Teğmen Mustafa özetle diyor ki:
İŞTE YANIYOR
"Açıkta ve kayalıklar arasında mevzi alan bataryamın küçücük topları (7.7) koca gemi ile nasıl cenkleşecekti? Aynı zamanda karadan ateş eden toplara da nasıl cevap verecekti? Bu aklın alacağı bir iş değildi. Fakat çaresizlik ve mesuliyetin büyüklüğü karşısında artık tereddüde lüzum yoktu. Hemen ateşe başladık. Mesafelerin biraz evvel iyice tespit edilmiş bulunması, toplarımızın yeniliği ve hassasiyeti, cephanemizin tolerans mükemmeliyeti işimizi kolaylaştırdı. İlk grubun bir mermisi gemiye isabet etti.
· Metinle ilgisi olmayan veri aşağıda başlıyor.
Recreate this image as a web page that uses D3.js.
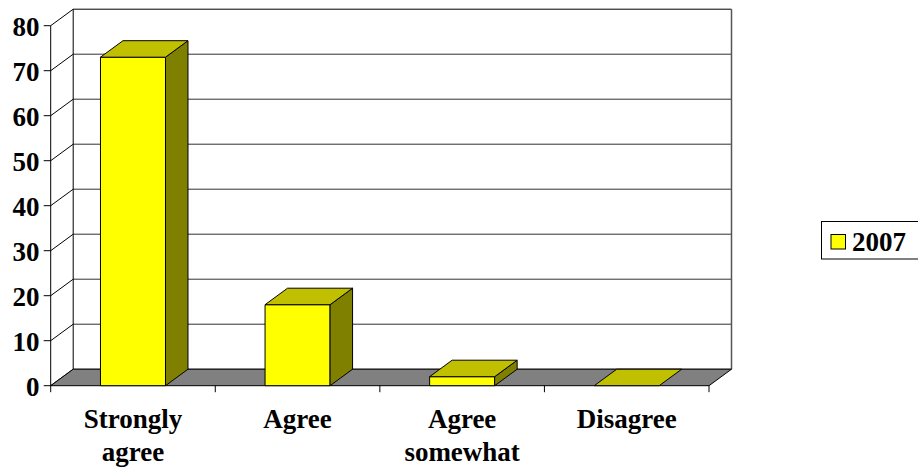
<!DOCTYPE html>
<html>
<head>
<meta charset="utf-8">
<script src="https://cdn.jsdelivr.net/npm/d3@7"></script>
<style>
  html, body { margin: 0; padding: 0; background: #fff; }
  svg { display: block; }
</style>
</head>
<body>
<svg id="chart" width="918" height="472"></svg>
<script>
// Survey responses, 2007
const categories = [["Strongly", "agree"], ["Agree"], ["Agree", "somewhat"], ["Disagree"]];
const seriesName = "2007";
const values2007 = [73, 18, 2, 0];
const yTicks = [0, 10, 20, 30, 40, 50, 60, 70, 80];

const FONT = "'Liberation Serif', Tinos, 'Times New Roman', Times, serif";

const svg = d3.select("#chart");

// Front plane of the 3-D box and the depth offset to the back wall
const x0 = 50.7, x1 = 709;
const depth = { dx: 22.5, dy: -16.5 };

const y = d3.scaleLinear().domain([0, 80]).range([385.7, 25.7]);
const xBand = d3.scaleBand()
  .domain(d3.range(categories.length))
  .range([x0, x1])
  .paddingInner(0.605)
  .paddingOuter(0.3025);
const xSlot = d3.scaleBand().domain(d3.range(categories.length)).range([x0, x1]).padding(0);

const colors = {
  front: "#FFFF00",
  top: "#C0C000",
  side: "#808000",
  floor: "#808080",
  line: "#000"
};

const poly = (pts) => pts.map(p => p[0] + "," + p[1]).join(" ");
const label = (sel) => sel.attr("font-family", FONT).attr("font-weight", "bold").attr("fill", "#000");

const bx0 = x0 + depth.dx, bx1 = x1 + depth.dx;

// Back wall
svg.append("rect")
  .attr("x", bx0).attr("y", y(80) + depth.dy)
  .attr("width", bx1 - bx0).attr("height", y(0) - y(80))
  .attr("fill", "#fff");

// Gridlines on back wall and side wall
const grid = svg.append("g").attr("stroke", "#000").attr("stroke-width", 1).attr("fill", "none");
yTicks.forEach(t => {
  grid.append("line")
    .attr("x1", bx0).attr("x2", bx1)
    .attr("y1", y(t) + depth.dy).attr("y2", y(t) + depth.dy)
    .attr("stroke", t === 80 ? "#000" : "#303030");
  grid.append("line")
    .attr("x1", x0).attr("y1", y(t))
    .attr("x2", bx0).attr("y2", y(t) + depth.dy);
});
// Back wall edges
grid.append("line").attr("x1", bx0).attr("x2", bx0)
  .attr("y1", y(80) + depth.dy).attr("y2", y(0) + depth.dy);
grid.append("line").attr("x1", bx1).attr("x2", bx1)
  .attr("y1", y(80) + depth.dy).attr("y2", y(0) + depth.dy)
  .attr("stroke", "#555").attr("stroke-width", 1.5);

// Floor
svg.append("polygon")
  .attr("points", poly([[x0, y(0)], [bx0, y(0) + depth.dy], [bx1, y(0) + depth.dy], [x1, y(0)]]))
  .attr("fill", colors.floor)
  .attr("stroke", colors.line).attr("stroke-width", 1);

// Value axis (front-left edge)
const yAxisG = svg.append("g");
yAxisG.append("line")
  .attr("x1", x0).attr("x2", x0)
  .attr("y1", y(80)).attr("y2", y(0) + 6.5)
  .attr("stroke", "#000");
yTicks.forEach(t => {
  yAxisG.append("line")
    .attr("x1", x0 - 7).attr("x2", x0)
    .attr("y1", y(t)).attr("y2", y(t))
    .attr("stroke", "#000");
  yAxisG.append("text")
    .call(label)
    .attr("x", 39.5).attr("y", y(t) + 10.5)
    .attr("text-anchor", "end")
    .attr("font-size", 27)
    .text(t);
});

// Category axis ticks along the front floor edge
const boundaries = d3.range(1, categories.length).map(i => xSlot(i)).concat([x1]);
boundaries.forEach(bx => {
  svg.append("line")
    .attr("x1", bx).attr("x2", bx)
    .attr("y1", y(0)).attr("y2", y(0) + 6.5)
    .attr("stroke", "#000");
});

// Bars as 3-D columns spanning the full depth
const bars = svg.append("g").attr("stroke", colors.line).attr("stroke-width", 1).attr("stroke-linejoin", "round");
values2007.forEach((v, i) => {
  const l = xBand(i), r = xBand(i) + xBand.bandwidth();
  const top = y(v), base = y(0);
  const g = bars.append("g");
  if (v > 0) {
    g.append("polygon")
      .attr("points", poly([[l, top], [r, top], [r, base], [l, base]]))
      .attr("fill", colors.front);
    g.append("polygon")
      .attr("points", poly([[r, top], [r + depth.dx, top + depth.dy], [r + depth.dx, base + depth.dy], [r, base]]))
      .attr("fill", colors.side);
  }
  g.append("polygon")
    .attr("points", poly([[l, top], [l + depth.dx, top + depth.dy], [r + depth.dx, top + depth.dy], [r, top]]))
    .attr("fill", colors.top);
});

// Category labels
categories.forEach((lines, i) => {
  const cx = xSlot(i) + xSlot.bandwidth() / 2;
  const t = svg.append("text")
    .call(label)
    .attr("x", cx).attr("y", 427.5)
    .attr("text-anchor", "middle")
    .attr("font-size", 27);
  lines.forEach((ln, k) => {
    t.append("tspan").attr("x", cx).attr("dy", k === 0 ? 0 : 33).text(ln);
  });
});

// Legend
const lg = svg.append("g");
lg.append("rect")
  .attr("x", 821.5).attr("y", 221.5)
  .attr("width", 110).attr("height", 37.5)
  .attr("fill", "#fff").attr("stroke", "#000").attr("stroke-width", 1);
lg.append("rect")
  .attr("x", 831).attr("y", 234.5).attr("width", 14.5).attr("height", 14.5)
  .attr("fill", colors.front).attr("stroke", "#000").attr("stroke-width", 1);
lg.append("text")
  .call(label)
  .attr("x", 852).attr("y", 250.5)
  .attr("font-size", 27)
  .text(seriesName);
</script>
</body>
</html>
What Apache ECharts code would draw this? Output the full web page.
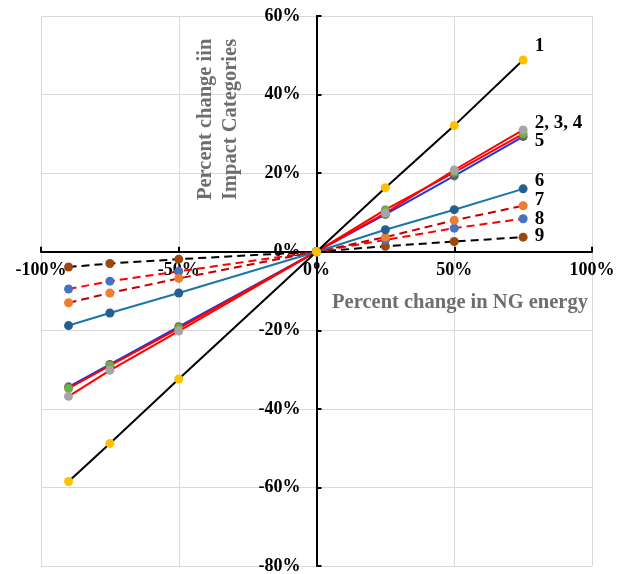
<!DOCTYPE html>
<html><head><meta charset="utf-8">
<script src="https://cdn.jsdelivr.net/npm/echarts@6/dist/echarts.min.js"></script>
<style>html,body{margin:0;padding:0;background:#fff}#c{width:626px;height:574px}</style>
</head><body><div id="c"></div>
<script>
const xValues = [-90, -75, -50, 0, 25, 50, 75];
const s1 = [-58.5, -48.8, -32.4, 0, 16.3, 32.1, 48.8];
const s2 = [-36.8, -30.2, -20.2, 0, 9.8, 20.8, 31.0];
const s3 = [-34.8, -29.0, -19.5, 0, 10.7, 20.2, 30.0];
const s5 = [-34.4, -28.7, -19.1, 0, 9.5, 19.3, 29.3];
const s6 = [-18.8, -15.6, -10.5, 0, 5.6, 10.7, 16.0];
const s7 = [-13.0, -10.5, -6.8, 0, 3.7, 8.0, 11.7];
const s8 = [-9.5, -7.5, -5.0, 0, 3.0, 6.0, 8.4];
const s9 = [-3.9, -3.0, -1.9, 0, 1.4, 2.6, 3.7];
const endNames = ['1', '2, 3, 4', '', '5', '6', '7', '8', '9'];

const FONT = '"Liberation Serif", "Times New Roman", serif';
const G = {left: 41, right: 34, top: 16, bottom: 8};
const W = 626 - G.left - G.right, H = 574 - G.top - G.bottom;
const XMIN = -100, XMAX = 100, YMIN = -80, YMAX = 60;
const xAxisOffset = -H * (0 - YMIN) / (YMAX - YMIN);
const yAxisOffset = -W * (0 - XMIN) / (XMAX - XMIN);

const defs = [
  {d: s1, line: '#000000', mk: '#FFC000', dash: 'solid', off: [2, -14]},
  {d: s2, line: '#FF0000', mk: '#A5A5A5', dash: 'solid', off: [2, -7]},
  {d: s3, line: '#FF0000', mk: '#70AD47', dash: 'solid', off: [0, 0]},
  {d: s5, line: '#1F35E6', mk: '#636363', dash: 'solid', off: [2, 4]},
  {d: s6, line: '#1B75A8', mk: '#255E91', dash: 'solid', off: [2, -8]},
  {d: s7, line: '#C00000', mk: '#ED7D31', dash: [8, 5], off: [2, -6]},
  {d: s8, line: '#FF0000', mk: '#4472C4', dash: [8, 5], off: [2, 0]},
  {d: s9, line: '#000000', mk: '#9E480E', dash: [8, 5], off: [2, -1]}
];

const series = defs.map((s, i) => ({
  type: 'line',
  name: endNames[i] || ('s' + i),
  data: s.d.map((v, j) => [xValues[j], v]),
  symbol: 'circle',
  symbolSize: 9,
  showAllSymbol: true,
  z: 10 - i,
  lineStyle: {color: s.line, width: 2, type: s.dash},
  itemStyle: {color: s.mk},
  label: {
    show: !!endNames[i],
    position: 'right',
    offset: s.off,
    fontFamily: FONT, fontWeight: 'bold', fontSize: 19, color: '#000',
    formatter: p => p.dataIndex === s.d.length - 1 ? endNames[i] : ''
  },
  animation: false
}));

const labelStyle = {formatter: '{value}%', fontFamily: FONT, fontWeight: 'bold', fontSize: 18, color: '#000'};

const chart = echarts.init(document.getElementById('c'));
chart.setOption({
  animation: false,
  grid: Object.assign({containLabel: false, outerBoundsMode: 'none'}, G),
  xAxis: {
    type: 'value', min: XMIN, max: XMAX, interval: 50,
    position: 'bottom', offset: xAxisOffset,
    axisLine: {onZero: false, lineStyle: {color: '#000', width: 2}},
    axisTick: {show: true, inside: true, length: 5, lineStyle: {color: '#000', width: 2}},
    axisLabel: Object.assign({margin: 10}, labelStyle),
    splitLine: {show: true, lineStyle: {color: '#D9D9D9', width: 1}}
  },
  yAxis: {
    type: 'value', min: YMIN, max: YMAX, interval: 20,
    position: 'left', offset: yAxisOffset,
    axisLine: {onZero: false, lineStyle: {color: '#000', width: 2}},
    axisTick: {show: true, inside: true, length: 5, lineStyle: {color: '#000', width: 2}},
    axisLabel: Object.assign({margin: 16}, labelStyle),
    splitLine: {show: true, lineStyle: {color: '#D9D9D9', width: 1}}
  },
  graphic: [
    {type: 'text', x: 206, y: 200, rotation: Math.PI / 2, z: 100,
     style: {text: 'Percent change iin', fontFamily: FONT, fontWeight: 'bold', fontSize: 20.5, fill: '#6E6E6E', textAlign: 'left', textVerticalAlign: 'middle'}},
    {type: 'text', x: 231, y: 200, rotation: Math.PI / 2, z: 100,
     style: {text: 'Impact Categories', fontFamily: FONT, fontWeight: 'bold', fontSize: 20.5, fill: '#6E6E6E', textAlign: 'left', textVerticalAlign: 'middle'}},
    {type: 'text', x: 460, y: 303, z: 100,
     style: {text: 'Percent change in NG energy', fontFamily: FONT, fontWeight: 'bold', fontSize: 20.5, fill: '#6E6E6E', textAlign: 'center', textVerticalAlign: 'middle'}}
  ],
  series: series
});
</script>
</body></html>
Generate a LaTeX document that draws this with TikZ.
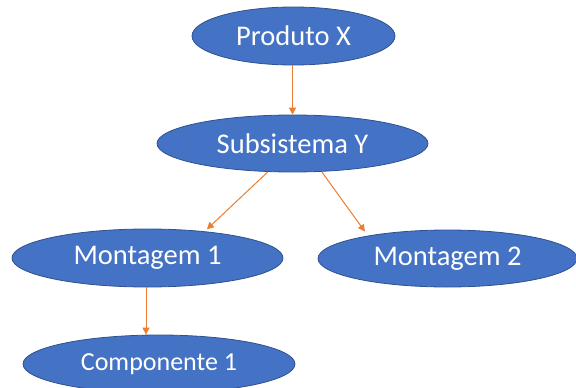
\documentclass[tikz,border=0pt]{standalone}
\usepackage{fontspec}
\setmainfont{Carlito}
\usepackage{xcolor}
\usetikzlibrary{shapes.geometric,arrows.meta}
\definecolor{azulbloco}{HTML}{4472C4}
\definecolor{azulborda}{HTML}{2F528F}
\definecolor{laranja}{HTML}{ED7D31}

\begin{document}
\begin{tikzpicture}[x=1pt, y=-1pt,
    bloco/.style={ellipse, draw=azulborda, line width=0.8pt, fill=azulbloco,
      text=white, inner sep=0pt, font=\fontsize{28.5}{34}\selectfont},
    liga/.style={draw=laranja, line width=1pt,
      -{Triangle[width=7pt, length=7pt]}}]
  \useasboundingbox (0,0) rectangle (576,388);
  \node [bloco, minimum width=203pt, minimum height=58pt] (produto) at (293.5,36) {Produto X};
  \node [bloco, minimum width=271pt, minimum height=57pt] (subsist) at (292.5,143.5) {Subsistema Y};
  \node [bloco, minimum width=271pt, minimum height=58pt] (mont1) at (147.5,258) {Montagem 1};
  \node [bloco, minimum width=259pt, minimum height=57pt] (mont2) at (447.5,258.5) {Montagem 2};
  \node [bloco, minimum width=272pt, minimum height=58pt,
    font=\fontsize{26}{31}\selectfont] (comp1) at (159,364) {Componente 1};
  \draw [liga] (subsist.north |- produto.south) -- (subsist.north);
  \draw [liga, shorten >=3pt] (subsist.229) -- (mont1.25);
  \draw [liga, shorten >=5pt] (subsist.316) -- (mont2.164);
  \draw [liga] ([xshift=-1.5pt]mont1.south) -- ([xshift=-1.5pt]mont1.south |- comp1.north);
\end{tikzpicture}
\end{document}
Müteakip grubun üç mermisi birden geminin kıç tarafındaki küçük tayyare hangarına isabet ederek müthiş bir yangın yaptı. Benzin deposuna isabet ettiğini sonradan öğrendiğimiz mermilerimizden çıkan yangın o derece çabuk büyüdü ki gemi baş toplarını bize çevirdiği halde ateş etmeye imkán bulamadı. Mürettebatın birçoğunun denize atıldığı görülüyordu. Koca gemi karşımızda homurdanarak yanıyor, yavaş yavaş yaralı başını denize sokuyordu. Fazla dayanamayan Ben My Chree'nin baş tarafı denize gömüldü. Bu muhteşem levhanın verdiği sevinç ve heyecanın zevkini insan tarif edemez, ancak görür ve hisseder.
MİLLETİMİN HASLETİ
Bu eşi bulunmaz manzaraya şahit olmak acaba batarya kumandanı için paha biçilir bir saadet midir? Bu saadeti haklı olarak tattığım dakikada iyice anladım ki, nispetsiz bir düşmanla çarpışmak ve onu yenmek ancak ve ancak aziz milletime nasip olan bir haslettir. İşte böylece büyüğünü denize gömdükten sonra limanda bulunan diğer iki İngiliz torpidosu ile Fransız kruvazörü, ağı yararak son hızlarıyla ikisi kuzeye biri güneye kaçarlarken üçüne birden ateş çevirmeye imkán yoktu.
SIRA FRANSIZ'DA
Sıra başımızı didikleyen ve nişancı neferimin yaralanmasına sebebiyet veren Fransız toplarına gelmişti. Karşı karşıya çıkan iki pehlivanı andıran her iki batarya aynı şerait dahilinde açık mevzide idi. Aradaki fark onlarınki 10.5'lik sabit ve mükemmel bir batarya; bizimki ise 7.7'lik tekerlekli ve ateş kabiliyeti şüphesiz onlara nazaran daha az bir dağ bataryası. Bu karşılaşma yarım yüzyıl evvelki topçu düellolarını andırdığı için pek enteresan idi.
Gemilerle uğraşırken bize nefes aldırmayan bu kabadayıları susturmak için 12 atım yetti."
Bu bataryanın başarısı bundan ibaret değil. Geride birçok ilginç zafer var.
(Ben Bir Türk Zabitiyim, Yayına hazırlayan: Mustafa Aydemir, Denizler Kitabevi.)